Common Pitfalls and How to Avoid Them

Even when you’ve identified that a problem can be solved with DP, there are some common mistakes to watch out for:

1. Incorrect State Definition

Ensure your state captures all necessary information to solve subproblems. Missing crucial information in your state definition can lead to incorrect solutions.

2. Overlooking Base Cases

Always carefully consider and handle base cases. They’re crucial for the correctness of your DP solution.

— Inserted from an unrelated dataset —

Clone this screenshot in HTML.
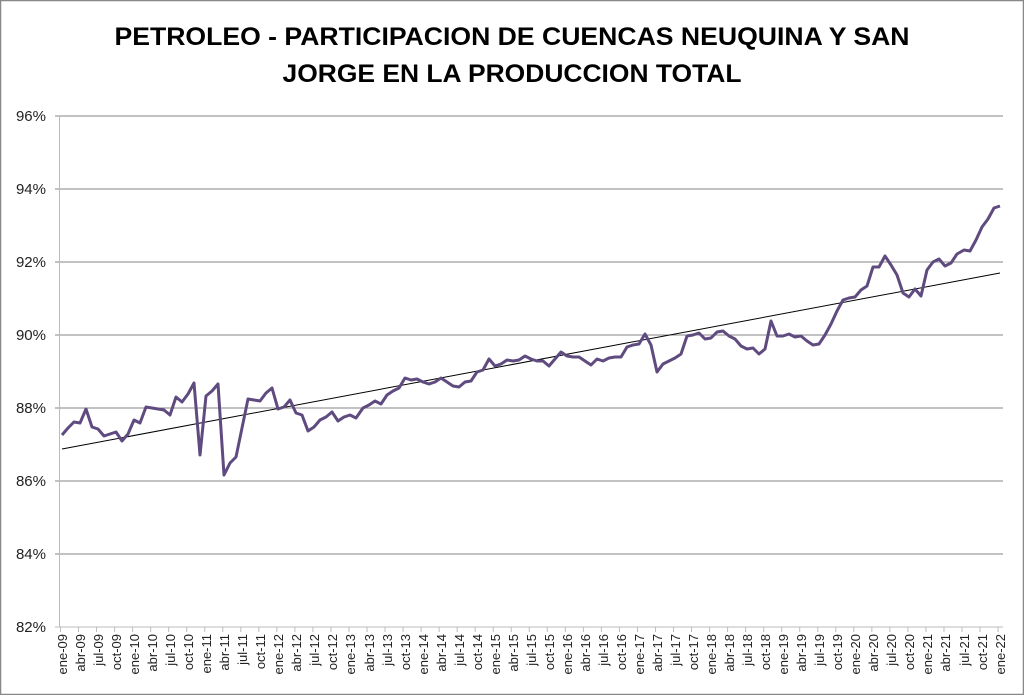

3. Inefficient State Transitions

Try to minimize the number of state transitions. Inefficient transitions can lead to suboptimal time complexity.

4. Not Memoizing Results

In top-down (recursive) DP, always remember to memoize results to avoid redundant calculations.

5. Unnecessary Computation

In bottom-up DP, make sure you’re not computing unnecessary states. Only compute what’s needed for the final solution.

Advanced DP Techniques

As you become more comfortable with basic DP, you can explore more advanced techniques:

1. Bitmasking DP

Bitmasking can be combined with DP to solve problems involving subsets efficiently.

2. DP on Trees

DP can be applied to tree structures, often involving post-order traversal.

3. Digit DP

Digit DP is used to solve problems involving digit properties of numbers in a given range.

4. DP with Probability

Some problems involve calculating probabilities, where DP can be applied to compute expected values.

Conclusion

Identifying when to use dynamic programming is a skill that develops with practice. By recognizing the key indicators and common patterns we’ve discussed, you’ll be better equipped to tackle complex problems efficiently. Remember, the essence of DP lies in breaking down problems into manageable subproblems and avoiding redundant computations.

As you continue your journey in algorithmic problem-solving, keep an eye out for problems that exhibit overlapping subproblems and optimal substructure. With time and practice, applying DP will become second nature, allowing you to optimize your solutions and tackle even more challenging coding problems.

Happy coding, and may your solutions always be optimally dynamic!